Small Hawaiian Farms Push Legislators to Approve Their Agritourism Operations
A large taro field sits at the bottom of a mountain in Kauai, Hawaii. Rod Ramsey / Flickr
Large agricultural operations can already host visitors in a case of the rich getting richer, but critics worry increased tourism will take away from food production, raise property taxes, and pollute rural areas.
Hawaii County lawmakers are considering a bill that would make it easier for small farmers to give tours to visitors, usually for a fee, and to sell related agricultural and nonagricultural products at a gift shop. Large agricultural operations already can do this.
The legislation, which the council is scheduled to hear Thursday, proposes separating agricultural activities into “major” and “minor” operations, West Hawaii Today reported.

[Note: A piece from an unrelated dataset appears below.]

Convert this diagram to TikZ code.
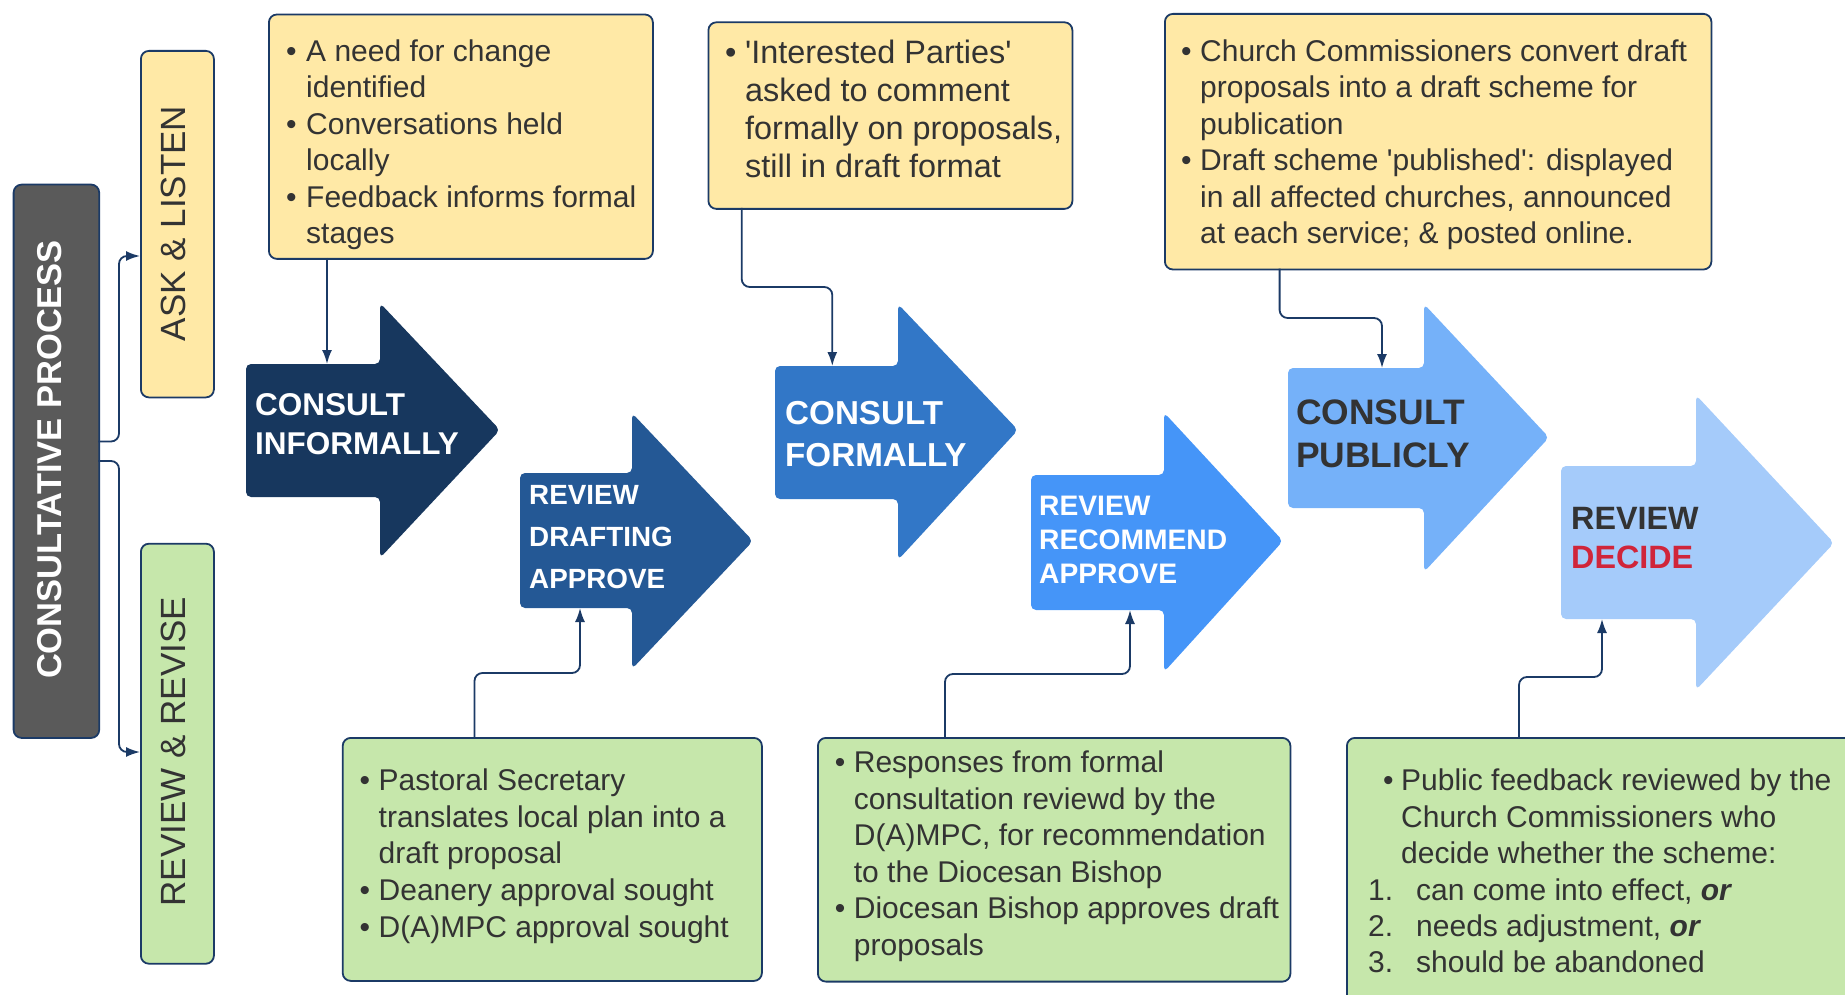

Minor operations would be required to limit annual visitors to 5,000, with a maximum 100 visitors per week. Major operations would be allowed up to 30,000 visitors per year.
The Hawaii Agritourism Association and other supporters say the bill will help small farmers survive the vagaries of the economy and weather by providing a reliable supplemental income source.
Opponents worry the measure will distract farmers from their primary occupation of food production, while increasing the value of agricultural land and property taxes.
Freshman Puna Councilman Zendo Kern proposed the bill. He’s been trying to draft a measure balancing the needs of small farmers and would-be “agritourism” businesses with rural neighbors who worry about impacts like increased traffic and noise.
Major agritourism operations still would need to get their plans approved, while minor ones would not. Both types would be required to turn over financial records upon the request of the planning department to verify compliance.
North Kona Councilwoman Karen Eoff hopes the bill can be delayed a little longer to ensure it’s the best it can be before moving it on to its final hearing later this month.